Consider threshold questions before accepting joint retainers in wills
Joint retainers are common in wills practice. Wills and estates lawyers are often asked to prepare mirror or mutual wills for two spouses. While the lawyer is typically assured by the couple that they are in agreement about the proposed estate plan, lawyers should be careful when relying on these assurances, because over the past five years, conflict of interest claims have proven to be the fourth most common type of malpractice claim in wills and estates practice.
A lawyer contemplating accepting a joint retainer should consider three “threshold” questions: is there a conflict of interest in acting for both spouses? Would accepting the retainer be consistent with the Rules of Professional Conduct? And finally, how should future retainers by the same parties (individually) be managed, in light of client confidentiality? Conflicts of interest can arise at various times during the retainer.
Conflicts at the time of drafting
When preparing mirror or mutual wills, the lawyer must be satisfied before accepting the retainer that there is no conflict of interest between the parties. He or she must satisfy himself that the instructions are given freely and without undue influence. If there is any concern about undue influence the lawyer should recommend independent advice be obtained.
To test for conflicts of interest, lawyers must ensure that the clients understand the effect of the proposed will. Do the clients truly intend to restrict the survivor’s right to change his or her will? If the intent is that the wills be mutual, should a domestic contract be drafted to confirm the terms? Should the parties have independent advice?
Conflicts down the road
Conflict of interest can arise when the wills are completed and executed. One spouse decides he or she wishes to change a mirror or mutual will. Should the lawyer make changes without advising the other client? And should the lawyer keep the change request confidential? Finally, would accepting a subsequent retainer be contrary to the Rules of Professional Conduct?
Any time a lawyer takes on a joint retainer, he or she should remember that the lack of a conflict at the time of the drafting does not mean a conflict of interest will not arise later. The Rules of Professional Conduct restrict the circumstances in which a new retainer can be accepted by the lawyer to change the terms of a mutual or mirror will. These restrictions on subsequent retainers and the ability to change the terms of a mutual or mirror will should be explained to the clients at the time of the initial retainer.

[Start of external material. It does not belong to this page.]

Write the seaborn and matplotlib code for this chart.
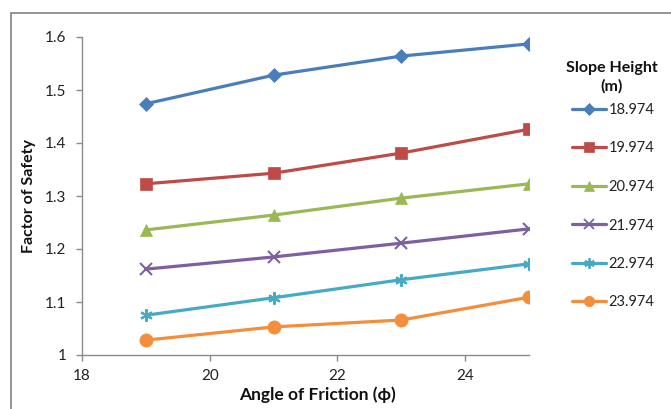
import matplotlib
matplotlib.use("Agg")
import matplotlib.pyplot as plt
from matplotlib.lines import Line2D
from matplotlib.patches import Rectangle
import seaborn as sns
import pandas as pd

# Angle of friction (degrees)
friction_angles = [19, 21, 23, 25]

# Slope heights (m) and matching factor of safety values
slope_heights = ["18.974", "19.974", "20.974", "21.974", "22.974", "23.974"]
fos_18974 = [1.474, 1.528, 1.564, 1.587]
fos_19974 = [1.323, 1.343, 1.381, 1.426]
fos_20974 = [1.236, 1.264, 1.296, 1.323]
fos_21974 = [1.162, 1.185, 1.211, 1.238]
fos_22974 = [1.075, 1.108, 1.142, 1.172]
fos_23974 = [1.028, 1.053, 1.066, 1.109]

x_ticks = [18, 20, 22, 24]
y_ticks = [1.0, 1.1, 1.2, 1.3, 1.4, 1.5, 1.6]
y_tick_labels = ["1", "1.1", "1.2", "1.3", "1.4", "1.5", "1.6"]

series = [fos_18974, fos_19974, fos_20974, fos_21974, fos_22974, fos_23974]

colors = ["#4A7EBB", "#BE4B48", "#98B954", "#7D60A0", "#46AAC5", "#F38E3C"]
markers = ["D", "s", "^", "x", (6, 2, 0), "o"]
msizes = [7.5, 9, 9, 9, 9, 9.5]
msizes_leg = [6, 7.5, 7.5, 7.5, 7.5, 7.5]

sns.set_theme(style="white")
plt.rcParams["font.family"] = ["Lato", "DejaVu Sans"]

fig = plt.figure(figsize=(6.71, 4.09), dpi=100)
ax = fig.add_axes([82 / 671, 1 - 355 / 409, (529 - 82) / 671, (355 - 37) / 409])

for h, vals, c, m, ms in zip(slope_heights, series, colors, markers, msizes):
    d = pd.DataFrame({"angle": friction_angles, "fos": vals})
    line_art = m in ("x", (6, 2, 0))
    sns.lineplot(data=d, x="angle", y="fos", color=c, marker=m, markersize=ms,
                 markerfacecolor=c, markeredgecolor=c,
                 markeredgewidth=1.5 if line_art else 0.5,
                 linewidth=2.3, legend=False, ax=ax)

ax.set_xlim(18, 25)
ax.set_ylim(1.0, 1.6)
ax.set_xticks(x_ticks)
ax.set_xticklabels([str(t) for t in x_ticks])
ax.set_yticks(y_ticks)
ax.set_yticklabels(y_tick_labels)

for s in ["top", "right"]:
    ax.spines[s].set_visible(False)
for s in ["left", "bottom"]:
    ax.spines[s].set_color("#8C8C8C")
    ax.spines[s].set_linewidth(1.0)

ax.tick_params(axis="both", which="major", direction="out", length=4.3,
               width=1.0, color="#8C8C8C", labelsize=11, labelcolor="#222222",
               left=True, bottom=True)
ax.tick_params(axis="y", pad=7)
ax.tick_params(axis="x", pad=6)

ax.set_xlabel("Angle of Friction (ϕ)", fontsize=12.5, fontweight="bold",
              color="#111111")
ax.xaxis.set_label_coords((317 - 82) / (529 - 82), -(395 - 355) / (355 - 37),
                          transform=ax.transAxes)
ax.xaxis.label.set_va("center")
ax.set_ylabel("Factor of Safety", fontsize=11.5, fontweight="bold",
              color="#111111")
ax.yaxis.set_label_coords(-(82 - 29) / (529 - 82), 0.5, transform=ax.transAxes)
ax.yaxis.label.set_va("center")

# legend built from the series styles, with its heading as separate text
handles = []
for h, c, m, ms in zip(slope_heights, colors, markers, msizes_leg):
    handles.append(Line2D([], [], color=c, marker=m, markersize=ms, linewidth=2.3,
                          markerfacecolor=c, markeredgecolor=c,
                          markeredgewidth=1.3 if m in ("x", (6, 2, 0)) else 0.5,
                          label=h))
leg = fig.legend(handles=handles, loc="upper left",
                 bbox_to_anchor=(572 / 671, 1 - 103 / 409),
                 frameon=False, fontsize=10.5, handlelength=2.3,
                 handletextpad=0.2, labelspacing=1.68, borderaxespad=0,
                 borderpad=0)
for t in leg.get_texts():
    t.set_color("#222222")

fig.text(612 / 671, 1 - 77 / 409, "Slope Height\n(m)", ha="center", va="center",
         fontsize=11.5, fontweight="bold", color="#111111", linespacing=1.35,
         multialignment="center")

# outer chart frame
fig.patches.append(Rectangle((11 / 671, -0.2), 1.2, 0.2 + (1 - 13 / 409),
                             transform=fig.transFigure, fill=False,
                             edgecolor="#8C8C8C", linewidth=1.3, clip_on=False))

fig.savefig("out.png", dpi=100)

The issue of undue influence in the preparation of a will or a conflict of interest in the preparation of a will usually arises on the death of a testator when the will is challenged by the disappointed beneficiaries.
In most cases the lawyer who prepared the challenged will, will be sued or be called to testify at the trial. The best defence for a lawyer is a well-documented file which will include a proper retainer agreement, lawyer’s notes on meetings with the clients and a reporting letter on the will.
In Edell v. Sitzer (40 E.T.R.(2d) 10, 2001, affirmed (2004) 187 O.A.C. 189) and Hall v. McLaughlin Estate (2006 CanLII 23932 (ON SC)), Canadian courts were faced with fact scenarios in which disappointed would-be beneficiaries sought to overturn their fathers’ (new) wills by establishing that their parents had created mutual wills when the mothers were alive, but that the fathers had revoked those wills contrary to the provisions of the allegedly mutual wills.
In both cases, the court held that a finding that wills were mutual wills required “clear and satisfactory evidence” of an agreement on the part of the spouses.
In Edell, the court preferred the evidence of the father and of the lawyer who had prepared the couple’s wills, and who testified that there was no agreement to make mutual wills. The father’s new will was upheld. In Hall, the court found that evidence of the circumstances surrounding preparation of the wills (the Halls were a “blended family” in which each spouse had children from a previous marriage) and reported conversations between the children were sufficient to establish the necessary “clear and satisfactory evidence” that the original wills were mutual wills. The court imposed a trust on the survivor father’s estate in favour of the wife’s children.
The bottom line
Joint retainers in the estate planning field create issues which can give rise to potential conflicts of interest for clients and lawyers. Lawyers are advised to take the time to explain and document the advice given to the clients who seek to retain them jointly for estate planning. Any limitations on the retainer should be explained to the clients and documented in the lawyer’s notes and reporting letter. Where conflicts of interest are indicated the clients should be instructed to obtain independent advice.
Pauline Sheps is a claims counsel specialist at LAWPRO.